"""
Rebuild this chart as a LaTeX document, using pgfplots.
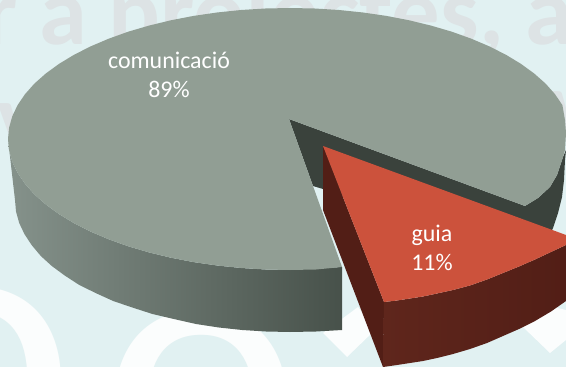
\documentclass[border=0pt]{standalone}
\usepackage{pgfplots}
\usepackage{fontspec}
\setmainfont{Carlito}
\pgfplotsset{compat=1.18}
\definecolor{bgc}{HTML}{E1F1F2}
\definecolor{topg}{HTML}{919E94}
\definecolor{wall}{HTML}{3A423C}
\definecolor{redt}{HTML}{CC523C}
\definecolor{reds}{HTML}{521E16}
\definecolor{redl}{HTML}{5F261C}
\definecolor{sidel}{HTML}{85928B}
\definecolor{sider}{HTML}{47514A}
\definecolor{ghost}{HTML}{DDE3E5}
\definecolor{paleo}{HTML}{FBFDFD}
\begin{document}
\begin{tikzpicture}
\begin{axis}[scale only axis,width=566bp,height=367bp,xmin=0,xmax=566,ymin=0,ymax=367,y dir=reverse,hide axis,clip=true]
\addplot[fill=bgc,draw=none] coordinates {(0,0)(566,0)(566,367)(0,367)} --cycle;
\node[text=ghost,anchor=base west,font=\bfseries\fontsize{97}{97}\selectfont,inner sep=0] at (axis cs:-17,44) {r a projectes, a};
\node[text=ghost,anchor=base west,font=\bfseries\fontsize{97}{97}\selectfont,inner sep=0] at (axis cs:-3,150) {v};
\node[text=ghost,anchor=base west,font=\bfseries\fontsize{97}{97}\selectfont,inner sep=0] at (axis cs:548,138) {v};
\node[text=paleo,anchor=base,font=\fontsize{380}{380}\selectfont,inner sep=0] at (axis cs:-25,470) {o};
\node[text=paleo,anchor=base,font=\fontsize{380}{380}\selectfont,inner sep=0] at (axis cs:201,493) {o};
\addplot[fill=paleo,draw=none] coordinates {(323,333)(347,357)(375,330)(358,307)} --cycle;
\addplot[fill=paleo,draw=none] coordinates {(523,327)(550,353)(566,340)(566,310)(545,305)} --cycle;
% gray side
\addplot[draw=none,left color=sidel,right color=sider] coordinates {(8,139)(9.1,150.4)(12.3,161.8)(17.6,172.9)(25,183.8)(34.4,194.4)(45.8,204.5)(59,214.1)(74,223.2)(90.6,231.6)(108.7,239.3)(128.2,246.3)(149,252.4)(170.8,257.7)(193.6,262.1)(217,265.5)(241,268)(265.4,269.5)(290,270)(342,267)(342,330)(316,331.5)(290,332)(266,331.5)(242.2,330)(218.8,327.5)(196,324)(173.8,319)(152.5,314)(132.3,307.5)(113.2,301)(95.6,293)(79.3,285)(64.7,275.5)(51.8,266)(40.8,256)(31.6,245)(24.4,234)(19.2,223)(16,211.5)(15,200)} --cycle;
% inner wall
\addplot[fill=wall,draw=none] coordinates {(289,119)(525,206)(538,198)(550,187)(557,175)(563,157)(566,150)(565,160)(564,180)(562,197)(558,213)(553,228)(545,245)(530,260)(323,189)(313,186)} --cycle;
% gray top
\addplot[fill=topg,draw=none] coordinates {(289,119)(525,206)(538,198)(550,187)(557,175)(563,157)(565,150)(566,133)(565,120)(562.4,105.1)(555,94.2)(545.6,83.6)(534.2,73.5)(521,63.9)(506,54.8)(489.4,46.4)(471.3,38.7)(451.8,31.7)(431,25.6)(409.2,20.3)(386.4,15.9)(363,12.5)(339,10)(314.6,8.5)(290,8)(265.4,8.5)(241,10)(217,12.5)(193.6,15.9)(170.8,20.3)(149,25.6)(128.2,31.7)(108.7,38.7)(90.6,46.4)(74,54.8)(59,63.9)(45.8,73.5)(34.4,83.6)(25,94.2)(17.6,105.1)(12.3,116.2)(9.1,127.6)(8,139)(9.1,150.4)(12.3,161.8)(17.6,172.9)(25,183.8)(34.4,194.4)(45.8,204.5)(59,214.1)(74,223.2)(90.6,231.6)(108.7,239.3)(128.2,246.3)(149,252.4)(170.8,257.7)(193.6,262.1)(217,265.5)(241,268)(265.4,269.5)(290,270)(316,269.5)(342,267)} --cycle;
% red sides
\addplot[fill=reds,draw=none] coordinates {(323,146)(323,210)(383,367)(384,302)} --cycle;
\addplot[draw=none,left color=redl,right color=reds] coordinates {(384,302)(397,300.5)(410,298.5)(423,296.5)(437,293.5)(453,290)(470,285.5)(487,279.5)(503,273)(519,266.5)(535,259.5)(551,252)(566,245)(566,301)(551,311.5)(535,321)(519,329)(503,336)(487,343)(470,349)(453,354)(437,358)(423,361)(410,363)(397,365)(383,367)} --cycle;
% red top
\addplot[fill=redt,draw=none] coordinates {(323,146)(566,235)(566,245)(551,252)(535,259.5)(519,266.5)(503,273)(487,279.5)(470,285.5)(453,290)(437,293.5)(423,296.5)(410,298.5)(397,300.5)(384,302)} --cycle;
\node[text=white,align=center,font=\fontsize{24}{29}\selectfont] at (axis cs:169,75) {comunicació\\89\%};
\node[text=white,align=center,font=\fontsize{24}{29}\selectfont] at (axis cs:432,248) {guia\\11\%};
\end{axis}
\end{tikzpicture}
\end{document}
"""
▶ **WORK TO COMPLETE**
All of the data above should be transcribed verbatim, with pictures omitted.

▶ **RESULT FOR THIS TASK**
Rebuild this chart as a LaTeX document, using pgfplots.
\documentclass[border=0pt]{standalone}
\usepackage{pgfplots}
\usepackage{fontspec}
\setmainfont{Carlito}
\pgfplotsset{compat=1.18}
\definecolor{bgc}{HTML}{E1F1F2}
\definecolor{topg}{HTML}{919E94}
\definecolor{wall}{HTML}{3A423C}
\definecolor{redt}{HTML}{CC523C}
\definecolor{reds}{HTML}{521E16}
\definecolor{redl}{HTML}{5F261C}
\definecolor{sidel}{HTML}{85928B}
\definecolor{sider}{HTML}{47514A}
\definecolor{ghost}{HTML}{DDE3E5}
\definecolor{paleo}{HTML}{FBFDFD}
\begin{document}
\begin{tikzpicture}
\begin{axis}[scale only axis,width=566bp,height=367bp,xmin=0,xmax=566,ymin=0,ymax=367,y dir=reverse,hide axis,clip=true]
\addplot[fill=bgc,draw=none] coordinates {(0,0)(566,0)(566,367)(0,367)} --cycle;
\node[text=ghost,anchor=base west,font=\bfseries\fontsize{97}{97}\selectfont,inner sep=0] at (axis cs:-17,44) {r a projectes, a};
\node[text=ghost,anchor=base west,font=\bfseries\fontsize{97}{97}\selectfont,inner sep=0] at (axis cs:-3,150) {v};
\node[text=ghost,anchor=base west,font=\bfseries\fontsize{97}{97}\selectfont,inner sep=0] at (axis cs:548,138) {v};
\node[text=paleo,anchor=base,font=\fontsize{380}{380}\selectfont,inner sep=0] at (axis cs:-25,470) {o};
\node[text=paleo,anchor=base,font=\fontsize{380}{380}\selectfont,inner sep=0] at (axis cs:201,493) {o};
\addplot[fill=paleo,draw=none] coordinates {(323,333)(347,357)(375,330)(358,307)} --cycle;
\addplot[fill=paleo,draw=none] coordinates {(523,327)(550,353)(566,340)(566,310)(545,305)} --cycle;
% gray side
\addplot[draw=none,left color=sidel,right color=sider] coordinates {(8,139)(9.1,150.4)(12.3,161.8)(17.6,172.9)(25,183.8)(34.4,194.4)(45.8,204.5)(59,214.1)(74,223.2)(90.6,231.6)(108.7,239.3)(128.2,246.3)(149,252.4)(170.8,257.7)(193.6,262.1)(217,265.5)(241,268)(265.4,269.5)(290,270)(342,267)(342,330)(316,331.5)(290,332)(266,331.5)(242.2,330)(218.8,327.5)(196,324)(173.8,319)(152.5,314)(132.3,307.5)(113.2,301)(95.6,293)(79.3,285)(64.7,275.5)(51.8,266)(40.8,256)(31.6,245)(24.4,234)(19.2,223)(16,211.5)(15,200)} --cycle;
% inner wall
\addplot[fill=wall,draw=none] coordinates {(289,119)(525,206)(538,198)(550,187)(557,175)(563,157)(566,150)(565,160)(564,180)(562,197)(558,213)(553,228)(545,245)(530,260)(323,189)(313,186)} --cycle;
% gray top
\addplot[fill=topg,draw=none] coordinates {(289,119)(525,206)(538,198)(550,187)(557,175)(563,157)(565,150)(566,133)(565,120)(562.4,105.1)(555,94.2)(545.6,83.6)(534.2,73.5)(521,63.9)(506,54.8)(489.4,46.4)(471.3,38.7)(451.8,31.7)(431,25.6)(409.2,20.3)(386.4,15.9)(363,12.5)(339,10)(314.6,8.5)(290,8)(265.4,8.5)(241,10)(217,12.5)(193.6,15.9)(170.8,20.3)(149,25.6)(128.2,31.7)(108.7,38.7)(90.6,46.4)(74,54.8)(59,63.9)(45.8,73.5)(34.4,83.6)(25,94.2)(17.6,105.1)(12.3,116.2)(9.1,127.6)(8,139)(9.1,150.4)(12.3,161.8)(17.6,172.9)(25,183.8)(34.4,194.4)(45.8,204.5)(59,214.1)(74,223.2)(90.6,231.6)(108.7,239.3)(128.2,246.3)(149,252.4)(170.8,257.7)(193.6,262.1)(217,265.5)(241,268)(265.4,269.5)(290,270)(316,269.5)(342,267)} --cycle;
% red sides
\addplot[fill=reds,draw=none] coordinates {(323,146)(323,210)(383,367)(384,302)} --cycle;
\addplot[draw=none,left color=redl,right color=reds] coordinates {(384,302)(397,300.5)(410,298.5)(423,296.5)(437,293.5)(453,290)(470,285.5)(487,279.5)(503,273)(519,266.5)(535,259.5)(551,252)(566,245)(566,301)(551,311.5)(535,321)(519,329)(503,336)(487,343)(470,349)(453,354)(437,358)(423,361)(410,363)(397,365)(383,367)} --cycle;
% red top
\addplot[fill=redt,draw=none] coordinates {(323,146)(566,235)(566,245)(551,252)(535,259.5)(519,266.5)(503,273)(487,279.5)(470,285.5)(453,290)(437,293.5)(423,296.5)(410,298.5)(397,300.5)(384,302)} --cycle;
\node[text=white,align=center,font=\fontsize{24}{29}\selectfont] at (axis cs:169,75) {comunicació\\89\%};
\node[text=white,align=center,font=\fontsize{24}{29}\selectfont] at (axis cs:432,248) {guia\\11\%};
\end{axis}
\end{tikzpicture}
\end{document}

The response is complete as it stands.